▶

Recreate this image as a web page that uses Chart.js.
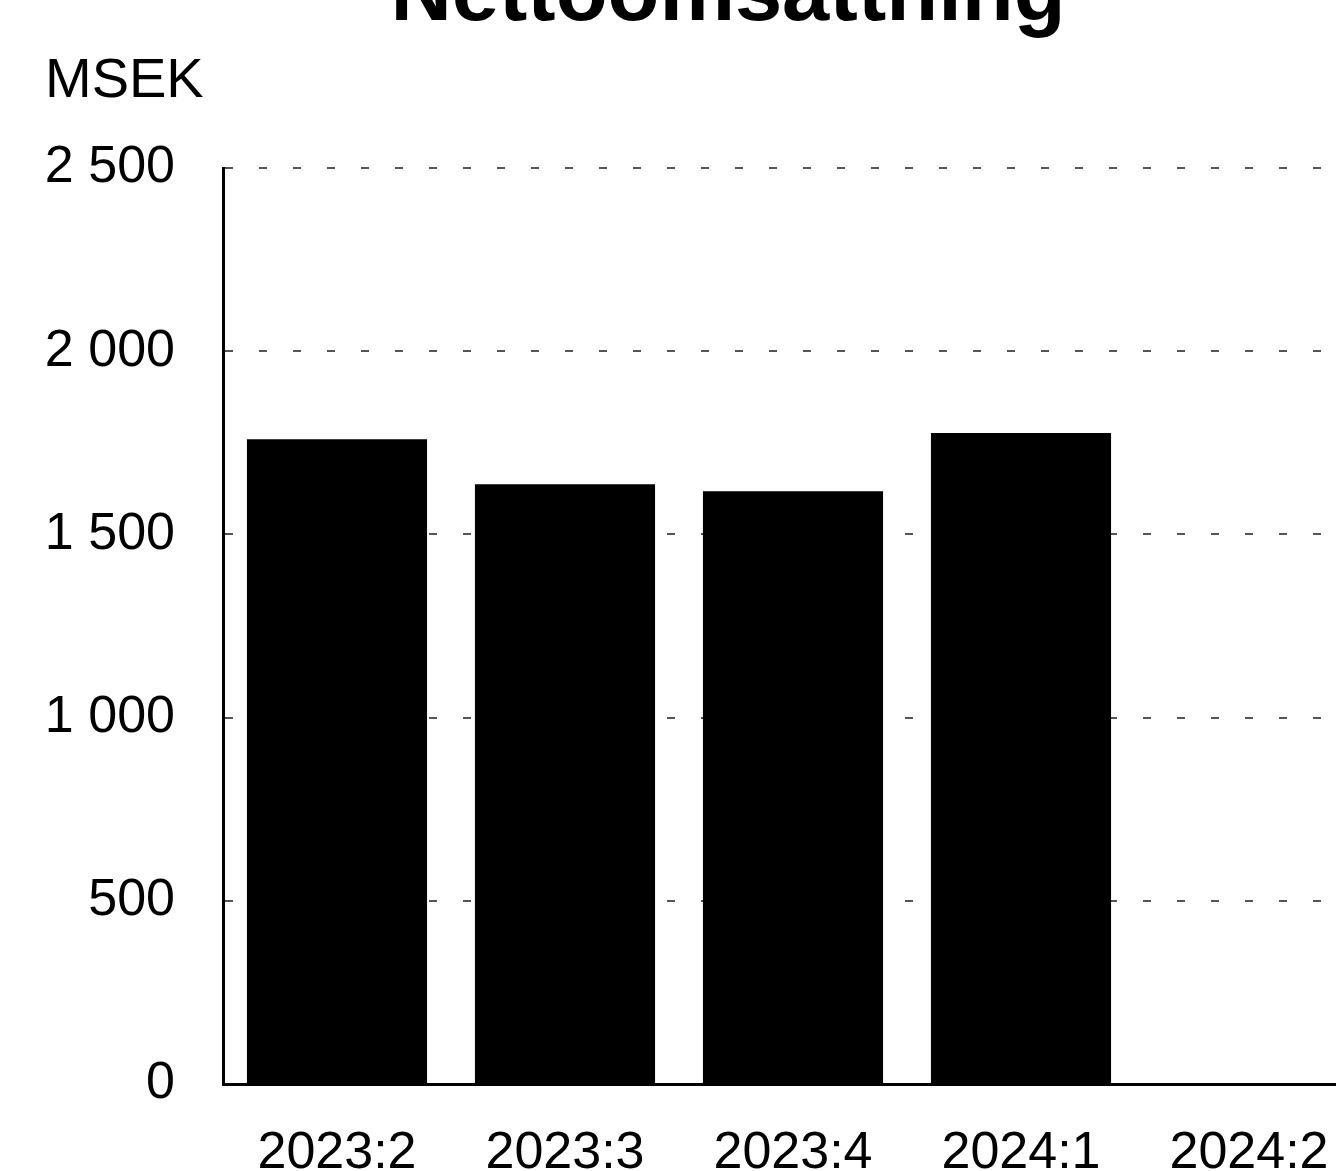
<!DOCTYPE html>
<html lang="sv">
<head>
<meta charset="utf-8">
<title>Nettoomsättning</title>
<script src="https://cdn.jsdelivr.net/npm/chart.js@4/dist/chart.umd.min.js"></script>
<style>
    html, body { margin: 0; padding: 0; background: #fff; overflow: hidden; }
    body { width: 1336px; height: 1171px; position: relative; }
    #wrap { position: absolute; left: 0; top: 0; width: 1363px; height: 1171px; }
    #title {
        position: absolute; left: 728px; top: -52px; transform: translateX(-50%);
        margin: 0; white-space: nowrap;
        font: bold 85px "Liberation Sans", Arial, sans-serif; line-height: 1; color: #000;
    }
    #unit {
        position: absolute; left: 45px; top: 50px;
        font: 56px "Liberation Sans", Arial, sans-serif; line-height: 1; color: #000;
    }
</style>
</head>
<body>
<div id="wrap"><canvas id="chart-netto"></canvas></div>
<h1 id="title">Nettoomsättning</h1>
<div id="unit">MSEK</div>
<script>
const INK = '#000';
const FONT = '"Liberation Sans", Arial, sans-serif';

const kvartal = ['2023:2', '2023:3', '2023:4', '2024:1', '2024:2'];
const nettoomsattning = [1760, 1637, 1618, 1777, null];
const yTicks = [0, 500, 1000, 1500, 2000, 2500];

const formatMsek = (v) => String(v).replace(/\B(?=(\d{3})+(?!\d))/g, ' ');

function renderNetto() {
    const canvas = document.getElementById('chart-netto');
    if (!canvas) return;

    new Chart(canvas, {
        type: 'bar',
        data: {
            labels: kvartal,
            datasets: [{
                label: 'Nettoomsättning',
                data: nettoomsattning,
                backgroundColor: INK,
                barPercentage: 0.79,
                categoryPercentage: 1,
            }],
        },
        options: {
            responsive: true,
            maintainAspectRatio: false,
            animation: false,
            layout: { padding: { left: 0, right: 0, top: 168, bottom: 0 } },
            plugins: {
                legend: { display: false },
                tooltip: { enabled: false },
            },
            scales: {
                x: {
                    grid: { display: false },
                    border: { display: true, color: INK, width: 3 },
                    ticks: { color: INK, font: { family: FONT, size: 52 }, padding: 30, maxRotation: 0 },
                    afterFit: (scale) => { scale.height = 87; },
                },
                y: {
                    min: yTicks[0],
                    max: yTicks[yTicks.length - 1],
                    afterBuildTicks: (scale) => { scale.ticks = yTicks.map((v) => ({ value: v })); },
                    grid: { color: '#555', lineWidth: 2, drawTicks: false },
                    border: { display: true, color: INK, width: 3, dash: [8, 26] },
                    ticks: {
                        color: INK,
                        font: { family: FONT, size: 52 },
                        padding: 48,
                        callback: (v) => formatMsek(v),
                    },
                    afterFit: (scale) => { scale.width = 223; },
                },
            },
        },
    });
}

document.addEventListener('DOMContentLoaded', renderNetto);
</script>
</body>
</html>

◀

Given problem: Copy out all of the data word for word. Do not carry over any picture.

Response below:
Recreate this image as a web page that uses Chart.js.
<!DOCTYPE html>
<html lang="sv">
<head>
<meta charset="utf-8">
<title>Nettoomsättning</title>
<script src="https://cdn.jsdelivr.net/npm/chart.js@4/dist/chart.umd.min.js"></script>
<style>
    html, body { margin: 0; padding: 0; background: #fff; overflow: hidden; }
    body { width: 1336px; height: 1171px; position: relative; }
    #wrap { position: absolute; left: 0; top: 0; width: 1363px; height: 1171px; }
    #title {
        position: absolute; left: 728px; top: -52px; transform: translateX(-50%);
        margin: 0; white-space: nowrap;
        font: bold 85px "Liberation Sans", Arial, sans-serif; line-height: 1; color: #000;
    }
    #unit {
        position: absolute; left: 45px; top: 50px;
        font: 56px "Liberation Sans", Arial, sans-serif; line-height: 1; color: #000;
    }
</style>
</head>
<body>
<div id="wrap"><canvas id="chart-netto"></canvas></div>
<h1 id="title">Nettoomsättning</h1>
<div id="unit">MSEK</div>
<script>
const INK = '#000';
const FONT = '"Liberation Sans", Arial, sans-serif';

const kvartal = ['2023:2', '2023:3', '2023:4', '2024:1', '2024:2'];
const nettoomsattning = [1760, 1637, 1618, 1777, null];
const yTicks = [0, 500, 1000, 1500, 2000, 2500];

const formatMsek = (v) => String(v).replace(/\B(?=(\d{3})+(?!\d))/g, ' ');

function renderNetto() {
    const canvas = document.getElementById('chart-netto');
    if (!canvas) return;

    new Chart(canvas, {
        type: 'bar',
        data: {
            labels: kvartal,
            datasets: [{
                label: 'Nettoomsättning',
                data: nettoomsattning,
                backgroundColor: INK,
                barPercentage: 0.79,
                categoryPercentage: 1,
            }],
        },
        options: {
            responsive: true,
            maintainAspectRatio: false,
            animation: false,
            layout: { padding: { left: 0, right: 0, top: 168, bottom: 0 } },
            plugins: {
                legend: { display: false },
                tooltip: { enabled: false },
            },
            scales: {
                x: {
                    grid: { display: false },
                    border: { display: true, color: INK, width: 3 },
                    ticks: { color: INK, font: { family: FONT, size: 52 }, padding: 30, maxRotation: 0 },
                    afterFit: (scale) => { scale.height = 87; },
                },
                y: {
                    min: yTicks[0],
                    max: yTicks[yTicks.length - 1],
                    afterBuildTicks: (scale) => { scale.ticks = yTicks.map((v) => ({ value: v })); },
                    grid: { color: '#555', lineWidth: 2, drawTicks: false },
                    border: { display: true, color: INK, width: 3, dash: [8, 26] },
                    ticks: {
                        color: INK,
                        font: { family: FONT, size: 52 },
                        padding: 48,
                        callback: (v) => formatMsek(v),
                    },
                    afterFit: (scale) => { scale.width = 223; },
                },
            },
        },
    });
}

document.addEventListener('DOMContentLoaded', renderNetto);
</script>
</body>
</html>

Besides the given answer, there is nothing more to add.